Lonnie is wrong in thinking that American Hunting is as free as the days his Grandad was hunting. Please see following link as evidence to the contrary. http://www.dgif.virginia.gov/hunting/regulations/. We are on our way to being just like the germans.
As you can see it is not as easy as buying a gun and shooting animals.

I have to say that I am VERY upset at the comment "Hunters would decimate animal species like they did in the 18th and 19th centuries". In Fact the government has done such a poor job at saving species that 1000's of orginizations like Ducks Unlimited, Buckmasters, Pheseants Forever....ETC. Not to mention the local groups like mine the Loveittsville Game Association. Just as an example please see the letter in the link to show what some of these orginization do. http://www.world-wire.com/news/0709130002.html. And just as a note if you would like to get some funding from the NRA to create habitat for animals (Hunted or not please go to the following link. http://www.nrahq.org/hunting/echo.asp.

Sorry for the rant and I know that I am taking this a little personal. But to katies point there are Ethical and non ethical people in any activity and years worth of classes vs 2-3 days of Hunter Saftey classes like I had to take will not make some one ethical or unethical. A year just makes it a little longer to act ethically or unethically. or to say fuck it and do it anyway just like they do here in the USA.
 
Hard-work-cures-all: It's historical fact that hunters decimated hundreds of animal species in the U.S. in the 18th and 19th centuries. That's not opinion, it's fact.

Government has done an uneven job of preserving wildlife, and I admire any group that preserves wildlife. I recognize that a lot of hunters-- maybe most-- have a true and genuine appreciation for nature. However, you can't leave it to hunters to protect wildlife. They can't stop poachers from killing endangered animals, and you can only buy so many acres of land with donations.
 
Everyone,

I do not have time to respond to all of your well-made and reasonable comments and points. Thank you, but I'm in a different country with slow internet.

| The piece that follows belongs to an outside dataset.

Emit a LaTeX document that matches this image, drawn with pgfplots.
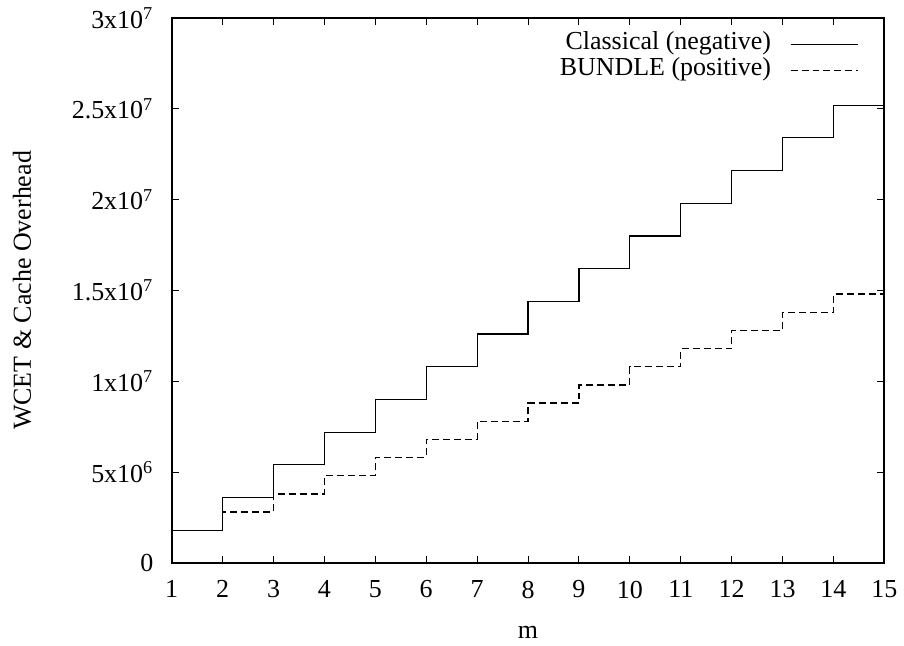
\documentclass[border=0pt]{standalone}
\usepackage{fontspec}
\setmainfont{Liberation Serif}
\usepackage{pgfplots}
\pgfplotsset{compat=1.18}

\begin{document}
\begin{tikzpicture}
\begin{axis}[
    scale only axis,
    width=357pt, height=273pt,
    xmin=1, xmax=15, ymin=0, ymax=3e7,
    xtick={1,...,15},
    ytick={0,5e6,1e7,1.5e7,2e7,2.5e7,3e7},
    yticklabels={0, 5x10\textsuperscript{6}, 1x10\textsuperscript{7}, 1.5x10\textsuperscript{7},
                 2x10\textsuperscript{7}, 2.5x10\textsuperscript{7}, 3x10\textsuperscript{7}},
    scaled y ticks=false,
    /pgf/number format/assume math mode=true,
    tick align=inside, xtick pos=both, ytick pos=both,
    major tick length=3.5pt,
    tick style={black, line width=0.5pt},
    axis line style={line width=1pt},
    font=\fontsize{13}{15.6}\selectfont,
    yticklabel style={xshift=-5.7pt},
    xticklabel style={yshift=-5.4pt},
    xlabel={m},
    xlabel style={at={(axis description cs:0.5,0)}, anchor=center, yshift=-35pt},
    ylabel={WCET \& Cache Overhead},
    ylabel style={at={(axis description cs:-0.21,0.5)}, anchor=center},
    legend plot pos=right,
    legend cell align=right,
    legend style={draw=none, fill=none, at={(1,1)}, anchor=north east,
        xshift=-9.5pt, yshift=-4.5pt, row sep=0pt, column sep=0pt,
        nodes={inner sep=0pt, text height=9pt, text depth=4pt},
        font=\fontsize{13}{15.6}\selectfont},
    legend image code/.code={\path (0pt,0pt); \draw[#1] (9.5pt,0pt) -- (43.5pt,0pt);},
]
\addplot[const plot, black, line width=0.6pt] coordinates {
    (1,1.8e6) (2,3.6e6) (3,5.4e6) (4,7.2e6) (5,9.0e6) (6,10.8e6) (7,12.6e6)
    (8,14.4e6) (9,16.2e6) (10,18.0e6) (11,19.8e6) (12,21.6e6) (13,23.4e6)
    (14,25.2e6) (15,25.2e6)
};
\addlegendentry{Classical (negative)}
\addplot[const plot, black, line width=0.6pt, dash pattern=on 3.5pt off 2pt] coordinates {
    (1,1.8e6) (2,2.8e6) (3,3.8e6) (4,4.8e6) (5,5.8e6) (6,6.8e6) (7,7.8e6)
    (8,8.8e6) (9,9.8e6) (10,10.8e6) (11,11.8e6) (12,12.8e6) (13,13.8e6)
    (14,14.8e6) (15,14.8e6)
};
\addlegendentry{BUNDLE (positive)}
\end{axis}
\path (current axis.south west) ++(-86pt,-39.5pt) coordinate (bbA);
\path (current axis.north east) ++(9pt,9pt) coordinate (bbB);
\path (bbA) rectangle (bbB);
\end{tikzpicture}
\end{document}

However, I did read two quotes recently that I like quite a bit which I'll write here:

"There is value in any experience that reminds us of our dependency on the soil-plant-animal-man food chain, and of the fundamental organization of the biota. Civilization has so cluttered this elemental man-earth relationship with gadgets and middlemen that awareness of it is growing dim. We fancy that industry supports us, forgetting what supports industry."

- Aldo Leopold

"We cannot but pity the boy who has never fired a gun. He is no more humane, while his education has been sadly neglected."

- Henry David Thoreau
 
The only thing guns are really good for is blowing away nerds and jocks at your junior high school.

And here's what I think of hunting:

http://www.youtube.com/watch?v=E9_amg-Aos4
 
I didn't make myself clear: I did NOT mean to say that the US is "the best" or "better" than other countries. I hate when people say that shit.

I am willing to concede that the freedom in the USA is different than other countries. I also admit that "freedom" or "liberty" would be extremely difficult to measure so this is just bar-room chat and that's about it.